A Minnesota Town Boasts the Only Gas Station Designed by Frank Lloyd Wright

October 10, 2016 5:00 am
R.W. Lindholm Service Station, photographed in 2013 Mike Procario via Flickr)
R.W. Lindholm Service Station, photographed in 2013 Mike Procario via Flickr)
R.W. Lindholm Service Station, photographed in 1958 (American Historic Buildings Survey/Library of Congress)
R.W. Lindholm Service Station, photographed in 1958 (American Historic Buildings Survey/Library of Congress)

 

With a vision for the future, architect Frank Lloyd Wright wanted to build better cities using his innovative designs. His ultimate goal was to create a utopian metropolitan blueprint of sorts, prioritizing what he felt would be important in the decades to come. Wright’s plan was to enact this future-proof city design in Buffalo. While that mission never came to fruition, a small piece of his design found a home in another snowy land: Cloquet, Minnesota.

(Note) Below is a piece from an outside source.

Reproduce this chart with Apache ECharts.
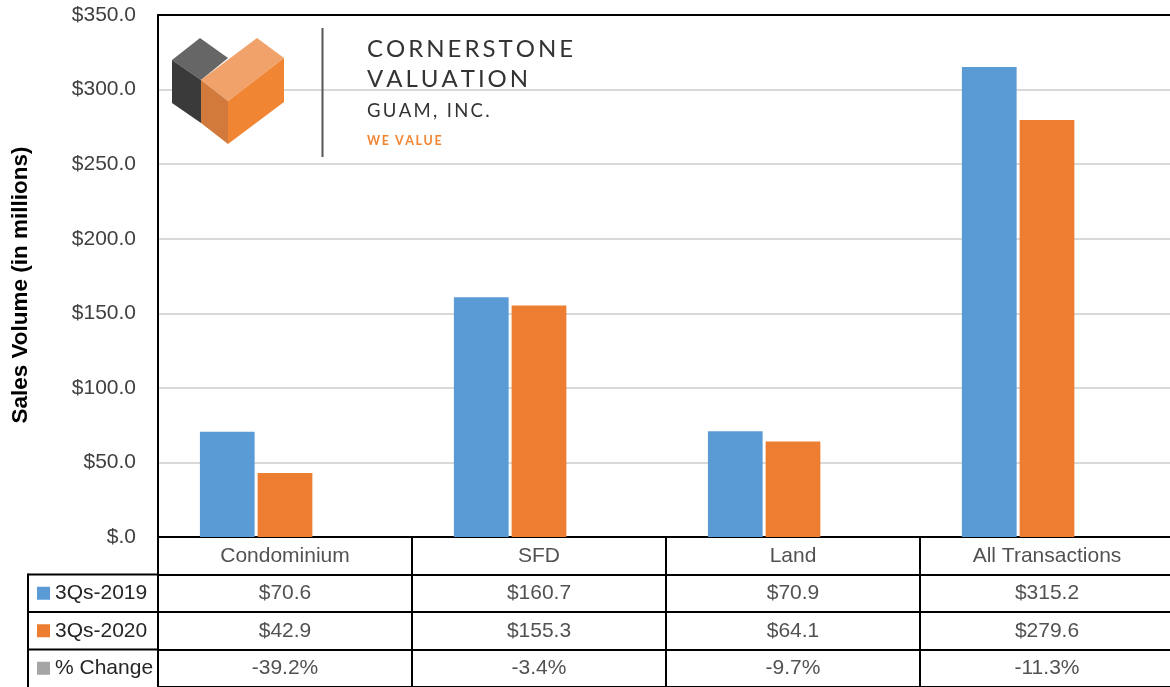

Wright designed a gas station for his utopian city in 1927, but the petrol pumping building wasn’t erected in its idyllic location until 30 years later—roughly a year before the architect died in 1959. The R.W. Lindholm Service Station, as the Cloquet pump is named, came about after Wright designed a home for a man in the petroleum business.

R.W. Lindholm Service Station, photographed in 2013 Mike Procario via Flickr)
R.W. Lindholm Service Station, photographed in 2013 (Mike Procario via Flickr)

 

That man, R.W. Lindholm, was intrigued by Wright’s sprawling decentralized plan that blended suburbs and city, which the architect called Broadacre City. As a result of on Lindholm’s interest, Wright let him use a gas station design from the project. To this day, the R.W. Lindholm Service Station is the only building from Broadacre City that was ever erected.

The architect viewed cars as a symbol of American freedom and thought designing a forward-thinking gas station could be a way of spreading his Broadacre idea around the country. In his book Modern Architecture, Wright elaborates on the influence cars and gas stations would have on city planning. He believed the service station was “the future city in embryo,” which would “naturally grow into a neighborhood distribution center, meeting place, restaurant … or whatever else is needed.”

 

Unfortunately, Wright’s innovative plan for gas stations around the country never took off. “Certain elements, such as gas pumps hanging from an overhead canopy—intended to boost efficiency and save space—were prohibited by Cloquet fire bylaws (although, coincidentally, hanging pumps eventually became popular in Japan),” Daniel Fromson writes for The Atlantic. “The unorthodox station was also estimated by one trade publication to have cost two to three times as much as a standard design. Still, it remains to this day, open for business, the symbol of a vision of suburbia that never came to pass—or, in all likelihood, did, but just with a lot less futuristic style.”